• **Written request**
In the material below, list every line carrying the string "chart".

• **Supplied data**
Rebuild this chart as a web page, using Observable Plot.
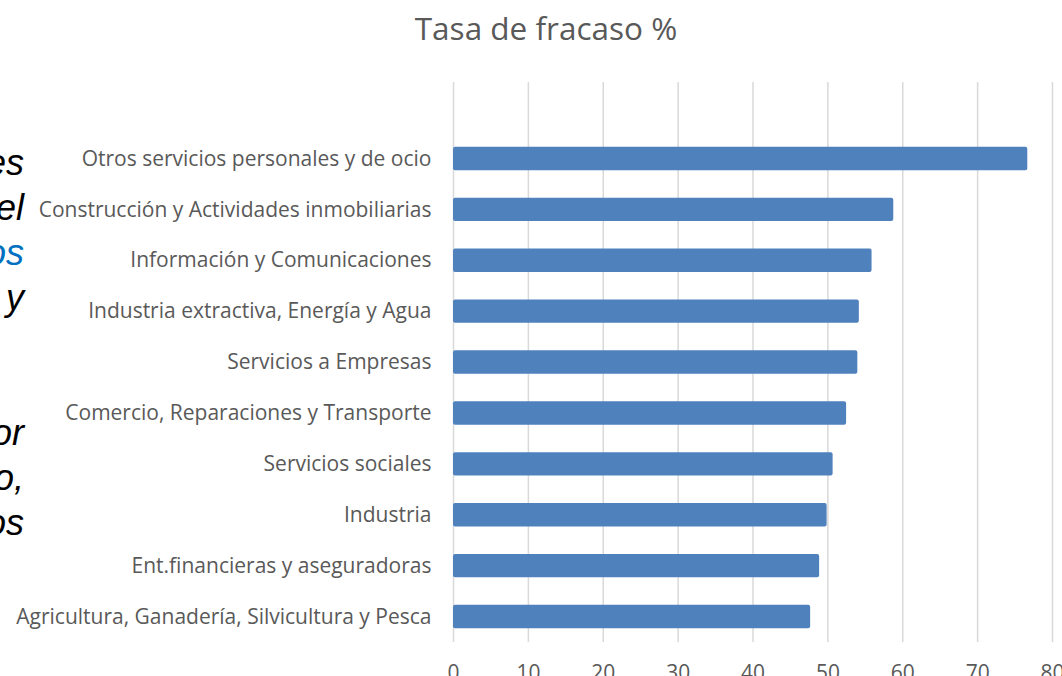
<!DOCTYPE html>
<html>
<head>
<meta charset="utf-8">
<script src="https://cdn.jsdelivr.net/npm/d3@7"></script>
<script src="https://cdn.jsdelivr.net/npm/@observablehq/plot@0.6"></script>
<style>
html, body { margin: 0; padding: 0; background: #ffffff; overflow: hidden; width: 1062px; height: 676px; }
#wrap { position: relative; width: 1062px; height: 676px; overflow: hidden; }
#chart { position: absolute; left: 0; top: 0; }
#title { position: absolute; left: 296px; width: 500px; top: 6px; text-align: center;
         font-family: "Open Sans", sans-serif; font-size: 31.5px; color: #595959; line-height: normal; white-space: nowrap; }
#side { position: absolute; left: -300px; width: 324px; top: 140px; text-align: right;
        font-family: "Liberation Sans", Arial, sans-serif; font-style: italic; font-size: 36px; line-height: 45px; color: #000000; white-space: pre; }
#side .blue { color: #0070c0; }
</style>
</head>
<body>
<div id="wrap">
  <div id="chart"></div>
  <div id="title"></div>
  <div id="side"></div>
</div>
<script>
// ---- data ----
const titleText = "Tasa de fracaso %";
const categories = [
  "Otros servicios personales y de ocio",
  "Construcción y Actividades inmobiliarias",
  "Información y Comunicaciones",
  "Industria extractiva, Energía y Agua",
  "Servicios a Empresas",
  "Comercio, Reparaciones y Transporte",
  "Servicios sociales",
  "Industria",
  "Ent.financieras y aseguradoras",
  "Agricultura, Ganadería, Silvicultura y Pesca"
];
const values = [76.7, 58.8, 55.9, 54.2, 54.0, 52.5, 50.7, 49.9, 48.9, 47.7];
const xTicks = [0, 10, 20, 30, 40, 50, 60, 70, 80];
// cropped fragments of slide text at the left edge (one per line, "" = blank line)
const sideLines = ["es", "el", "os", "y", "", "", "or", "o,", "os"];
const sideBlue = [false, false, true, false, false, false, false, false, false];

// ---- build ----
document.getElementById("title").textContent = titleText;

const side = document.getElementById("side");
sideLines.forEach((t, i) => {
  const line = document.createElement("div");
  line.textContent = t === "" ? " " : t;
  if (sideBlue[i]) line.className = "blue";
  side.appendChild(line);
});

const data = categories.map((c, i) => ({category: c, value: values[i]}));

const chart = Plot.plot({
  width: 1062,
  height: 700,
  marginTop: 82,
  marginBottom: 58,
  marginLeft: 453,
  marginRight: 10,
  style: {fontFamily: "'Open Sans', sans-serif", fontSize: "21px", color: "#595959", background: "transparent", overflow: "visible"},
  x: {domain: [0, 80], ticks: xTicks, label: null, tickSize: 0, tickPadding: 23},
  y: {domain: categories, range: [133, 642], round: false, paddingInner: 0.54, paddingOuter: 0.27, label: null, tickSize: 0, tickPadding: 22},
  marks: [
    Plot.gridX(xTicks, {stroke: "#d9d9d9", strokeOpacity: 1, strokeWidth: 1.5}),
    Plot.barX(data, {x: "value", y: "category", fill: "#4f81bd", rx: 2})
  ]
});
document.getElementById("chart").appendChild(chart);
</script>
</body>
</html>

• **Worked solution**
Rebuild this chart as a web page, using Observable Plot.
#chart { position: absolute; left: 0; top: 0; }
  <div id="chart"></div>
const chart = Plot.plot({
document.getElementById("chart").appendChild(chart);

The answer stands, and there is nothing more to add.